Le sujet 1 du Bac 2025 était constitué par l’énoncé suivant : « Notre avenir dépend-il de la technique ? » Comment lire cet énoncé ?
Le premier réflexe doit être de transformer la question en affirmation. La question est une invitation à discuter (examiner, évaluer, justifier et/ou critiquer) une proposition. En l’occurrence, la proposition : « Notre avenir dépend de la technique ».
Il faut ensuite s’interroger sur la raison d’être des mots employés pour formuler la question. « Notre avenir », dans le cadre d’une réflexion philosophique, ne peut que désigner l’avenir de l’humanité, pas celui d’un groupe humain ou d’une génération en particulier. La question pourrait donc être reformulée ainsi : « La technique conditionne-t-elle l’avenir de l’humanité? »

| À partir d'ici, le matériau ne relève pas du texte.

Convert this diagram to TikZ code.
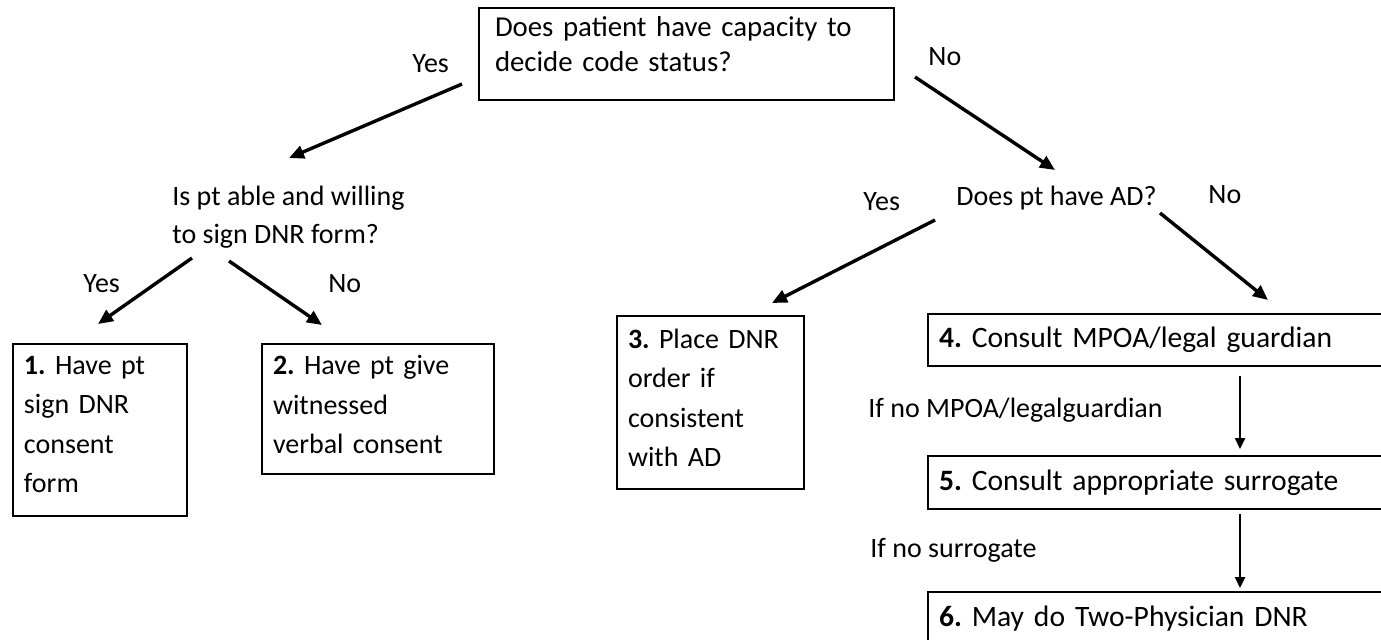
\documentclass[tikz,border=0pt]{standalone}
\usepackage{fontspec}
\setmainfont{Carlito}
\usetikzlibrary{arrows.meta}
\newcommand{\padbox}[1]{\rule[-#1]{0pt}{#1}}
\frenchspacing

\begin{document}
\begin{tikzpicture}[
	x=0.5pt, y=-0.5pt,
	box/.style={draw, line width=1pt, anchor=north west, align=left, inner xsep=5.5pt, inner ysep=0pt},
	wide/.style={box, text width=223pt, font=\fontsize{14.8pt}{19.75pt}\selectfont},
	lbl/.style={anchor=base west, inner sep=0pt},
	flow/.style={-{Triangle[length=7.5pt, width=6.5pt]}, line width=1.7pt},
	down/.style={-{Triangle[length=5.5pt, width=5pt]}, line width=1.2pt},
	font=\fontsize{14pt}{19.75pt}\selectfont
	]
	\useasboundingbox (0,0) rectangle (1381,639);
	
	\node[box, text width=191.5pt, minimum height=46pt, inner xsep=8pt, font=\fontsize{14.4pt}{17.5pt}\selectfont] (cap) at (478,7) {Does patient have capacity to\\decide code status?\padbox{10pt}};
	\node[lbl] (capYes) at (412,72) {Yes};
	\node[lbl] (capNo) at (928,65) {No};
	
	\node[anchor=north west, inner sep=0pt, align=left, font=\fontsize{14pt}{19pt}\selectfont] (able) at (172,186) {Is pt able and willing\\to sign DNR form?};
	\node[lbl] (ableYes) at (83,292) {Yes};
	\node[lbl] (ableNo) at (328,292) {No};
	
	\node[lbl] (ad) at (956,205) {Does pt have AD?};
	\node[lbl] (adYes) at (863,210) {Yes};
	\node[lbl] (adNo) at (1208,203) {No};
	
	\node[box, text width=76pt, minimum height=86pt] (sign) at (12,343) {\textbf{1.} Have pt\\sign DNR\\consent\\form\padbox{5.5pt}};
	\node[box, text width=105pt, minimum height=65pt] (verbal) at (261,343) {\textbf{2.} Have pt give\\witnessed\\verbal consent\padbox{4.5pt}};
	\node[box, text width=82.5pt, minimum height=86.5pt] (place) at (616,315) {\textbf{3.} Place DNR\\order if\\consistent\\with AD\padbox{4.5pt}};
	
	\node[wide, minimum height=26pt] (mpoa) at (927,313) {\textbf{4.} Consult MPOA/legal guardian};
	\node[wide, minimum height=26.5pt] (surr) at (927,455) {\textbf{5.} Consult appropriate surrogate};
	\node[wide, minimum height=26.5pt] (twodoc) at (927,591) {\textbf{6.} May do Two-Physician DNR};
	\node[lbl] (noMpoa) at (868,417) {If no MPOA/legalguardian};
	\node[lbl] (noSurr) at (870,557) {If no surrogate};
	
	\coordinate (capL) at (462,84);
	\coordinate (ableT) at (289,158);
	\coordinate (capR) at (915,77);
	\coordinate (adT) at (1055,170);
	\coordinate (ableL) at (192,258);
	\coordinate (signT) at (98,324);
	\coordinate (ableR) at (229,261);
	\coordinate (verbalT) at (322,325);
	\coordinate (adL) at (935,220);
	\coordinate (placeT) at (772,303);
	\coordinate (adR) at (1160,213);
	\coordinate (mpoaT) at (1268,300);
	\coordinate (mpoaB) at (1240,376);
	\coordinate (surrT) at (1240,449);
	\coordinate (surrB) at (1240,514);
	\coordinate (twodocT) at (1240,588);
	
	\draw[flow] (capL) -- (ableT);
	\draw[flow] (capR) -- (adT);
	\draw[flow] (ableL) -- (signT);
	\draw[flow] (ableR) -- (verbalT);
	\draw[flow] (adL) -- (placeT);
	\draw[flow] (adR) -- (mpoaT);
	\draw[down] (mpoaB) -- (surrT);
	\draw[down] (surrB) -- (twodocT);
	
\end{tikzpicture}
\end{document}
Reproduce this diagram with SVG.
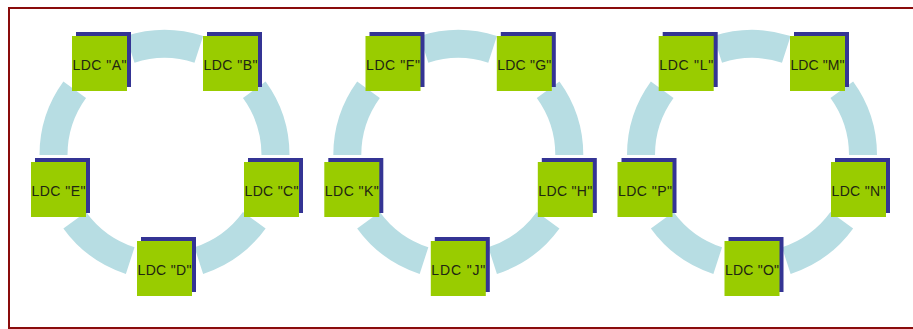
<svg xmlns="http://www.w3.org/2000/svg" width="913" height="329" viewBox="0 0 913 329">
<style>
.arc{fill:none;stroke:#b7dde3;stroke-width:28;stroke-linecap:butt}
.sh{fill:#343494}
.bx{fill:#99cc00}
.lb{font-family:"Liberation Sans",Arial,sans-serif;font-size:14px;fill:#1e2612;text-anchor:middle}
</style>
<rect width="913" height="329" fill="#ffffff"/>
<rect x="9" y="8" width="912" height="320" fill="none" stroke="#8a0c0c" stroke-width="2"/>
<defs>
<g id="ring">
<path class="arc" d="M-34.3,-105.6 A111,111 0 0 1 34.3,-105.6"/>
<path class="arc" d="M89.8,-65.2 A111,111 0 0 1 111,0"/>
<path class="arc" d="M89.8,65.2 A111,111 0 0 1 34.3,105.6"/>
<path class="arc" d="M-34.3,105.6 A111,111 0 0 1 -89.8,65.2"/>
<path class="arc" d="M-111,0 A111,111 0 0 1 -89.8,-65.2"/>
</g>
</defs>
<g id="connectors">
<use href="#ring" x="164.5" y="155"/>
<use href="#ring" x="458.3" y="155"/>
<use href="#ring" x="752" y="155"/>
</g>
<g id="nodeA"><rect class="sh" x="76" y="32" width="55" height="55"/><rect class="bx" x="72" y="36" width="55" height="55"/><text class="lb" x="99.5" y="70" textLength="54">LDC "A"</text></g>
<g id="nodeB"><rect class="sh" x="207" y="32" width="55" height="55"/><rect class="bx" x="203" y="36" width="55" height="55"/><text class="lb" x="230.5" y="70" textLength="54">LDC "B"</text></g>
<g id="nodeC"><rect class="sh" x="248" y="158" width="55" height="55"/><rect class="bx" x="244" y="162" width="55" height="55"/><text class="lb" x="271.5" y="196" textLength="54">LDC "C"</text></g>
<g id="nodeD"><rect class="sh" x="141" y="237" width="55" height="55"/><rect class="bx" x="137" y="241" width="55" height="55"/><text class="lb" x="164.5" y="275" textLength="54">LDC "D"</text></g>
<g id="nodeE"><rect class="sh" x="35" y="158" width="55" height="55"/><rect class="bx" x="31" y="162" width="55" height="55"/><text class="lb" x="58.5" y="196" textLength="54">LDC "E"</text></g>
<g id="nodeF"><rect class="sh" x="369.5" y="32" width="55" height="55"/><rect class="bx" x="365.5" y="36" width="55" height="55"/><text class="lb" x="393" y="70" textLength="54">LDC "F"</text></g>
<g id="nodeG"><rect class="sh" x="500.8" y="32" width="55" height="55"/><rect class="bx" x="496.8" y="36" width="55" height="55"/><text class="lb" x="524.3" y="70" textLength="54">LDC "G"</text></g>
<g id="nodeH"><rect class="sh" x="541.8" y="158" width="55" height="55"/><rect class="bx" x="537.8" y="162" width="55" height="55"/><text class="lb" x="565.3" y="196" textLength="54">LDC "H"</text></g>
<g id="nodeJ"><rect class="sh" x="434.8" y="237" width="55" height="55"/><rect class="bx" x="430.8" y="241" width="55" height="55"/><text class="lb" x="458.3" y="275" textLength="54">LDC "J"</text></g>
<g id="nodeK"><rect class="sh" x="328.3" y="158" width="55" height="55"/><rect class="bx" x="324.3" y="162" width="55" height="55"/><text class="lb" x="351.8" y="196" textLength="54">LDC "K"</text></g>
<g id="nodeL"><rect class="sh" x="662.7" y="32" width="55" height="55"/><rect class="bx" x="658.7" y="36" width="55" height="55"/><text class="lb" x="686.2" y="70" textLength="54">LDC "L"</text></g>
<g id="nodeM"><rect class="sh" x="794" y="32" width="55" height="55"/><rect class="bx" x="790" y="36" width="55" height="55"/><text class="lb" x="817.5" y="70" textLength="54">LDC "M"</text></g>
<g id="nodeN"><rect class="sh" x="835" y="158" width="55" height="55"/><rect class="bx" x="831" y="162" width="55" height="55"/><text class="lb" x="858.5" y="196" textLength="54">LDC "N"</text></g>
<g id="nodeO"><rect class="sh" x="728.5" y="237" width="55" height="55"/><rect class="bx" x="724.5" y="241" width="55" height="55"/><text class="lb" x="752" y="275" textLength="54">LDC "O"</text></g>
<g id="nodeP"><rect class="sh" x="621.5" y="158" width="55" height="55"/><rect class="bx" x="617.5" y="162" width="55" height="55"/><text class="lb" x="645" y="196" textLength="54">LDC "P"</text></g>
</svg>
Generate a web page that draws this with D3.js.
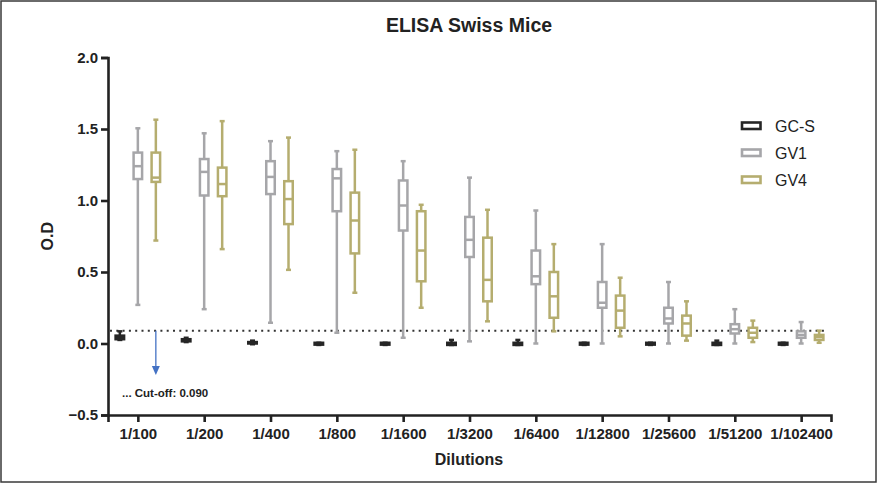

Mais pourquoi n’avoir pas posé simplement la question : « Notre condition dépend-elle de la technique ? », pourquoi nous inviter à une réflexion sur la technique en pensant à l’avenir ? Le cours de philosophie apporte en principe les éléments pour comprendre de quoi il s’agit dans l’énoncé de cette question : Le problème de la technique est celui de la technique moderne, dérivée de la science moderne. Par « technique », dans l’énoncé de la question, il faut entendre « progrès technique ». La condition de l’homme moderne est en permanence bouleversée par le progrès scientifique et technique, lequel transforme le monde, créant un monde nouveau en détruisant l’ancien. La question pourrait donc être reformulée ainsi : « Le progrès technique transforme-t-il la condition humaine ? »
Il faut enfin se demander dans quel registre de discours inscrire la question : est-ce une invitation à décrire la condition humaine, à construire un jugement critique sur le monde comme il va, à justifier la prescription d’une règle (règle morale, règle de prudence, principe de justice, principe de sagesse, règle de méthode pour bien conduire sa pensée) ?
On peut pour cela essayer de reformuler la question afin de souligner soit l’invitation à décrire, soit l’invitation à évaluer ou à prescrire. Dans l’exemple choisi, deux types de reformulations sont possibles. Dans le sens descriptif : « Le progrès technique transforme-t-il la condition humaine ? »; « Le progrès technique est-il le moteur de l’histoire moderne ? »; « L’avenir de l’humanité sera-t-il façonné par le progrès technique ? »; « Est-il possible de prévoir ce que sera la condition humaine dans l’avenir, compte tenu de la difficulté d’anticiper les progrès de la science, les innovations technologiques ainsi que leurs conséquences sociales, culturelles et politiques ? » Dans le sens normatif : « Le progrès technique est-il un progrès pour l’humanité ? »; « Faut-il avoir peur de la technique ? »; « Notre avenir dépend-il de notre capacité à maîtriser le progrès technique ? »; « Le bonheur des générations futures dépend-il de notre capacité à accélérer ou à freiner le progrès technique ? »
S’agissant du sujet choisi (« Notre avenir dépend-il de la technique ? »), la distinction des registres du discours permet de concevoir un plan échappant à l’alternative « pour ou contre » la proposition suggérée par la question, alternative qui serait ici peu pertinente (pour ou contre la proposition « Notre avenir dépend de la technique. »)
On peut en effet envisager de traiter le sujet sous les deux angles, descriptif et normatif, en commençant par la description (de la condition de l’homme moderne) pour ensuite introduire le débat éthico-politique : si l’avenir de l’humanité nous est radicalement inconnu, du fait de l’impossibilité de prévoir les transformation de la condition humaine par le progrès scientifique et technique, faut-il s’en inquiéter ? Faut-il vivre dans l’espérance d’un avenir meilleur grâce à la technique ou dans la peur des inévitables destructions générés par le progrès technique ? En somme, il faut d’abord répondre à la question « La condition humaine dépend-elle de la technique ? » (registre descriptif) pour ensuite répondre à la question : « Le bonheur des générations futures dépend-il de la technique ? » (registre normatif).
Sur le plan descriptif, il est difficile de contester la proposition : « Notre avenir dépend de la technique. » Il faut donc la justifier et l’illustrer. Pour qu’il y ait matière à débat, il faut introduire les valeurs qui sont les guides de l’action et conduisent à la question : « Que faire ? ». La proposition « Notre bonheur (ou notre liberté, ou notre survie) dans l’avenir dépend du progrès technique » est en effet discutable: On pourrait objecter que le progrès technique constitue une menace pour l’humanité et qu’il faut donc, pour préserver notre bien-être (ou notre liberté, ou notre survie) maîtriser de le progrès technique (par un encadrement moral et politique), voire le freiner ou y renoncer.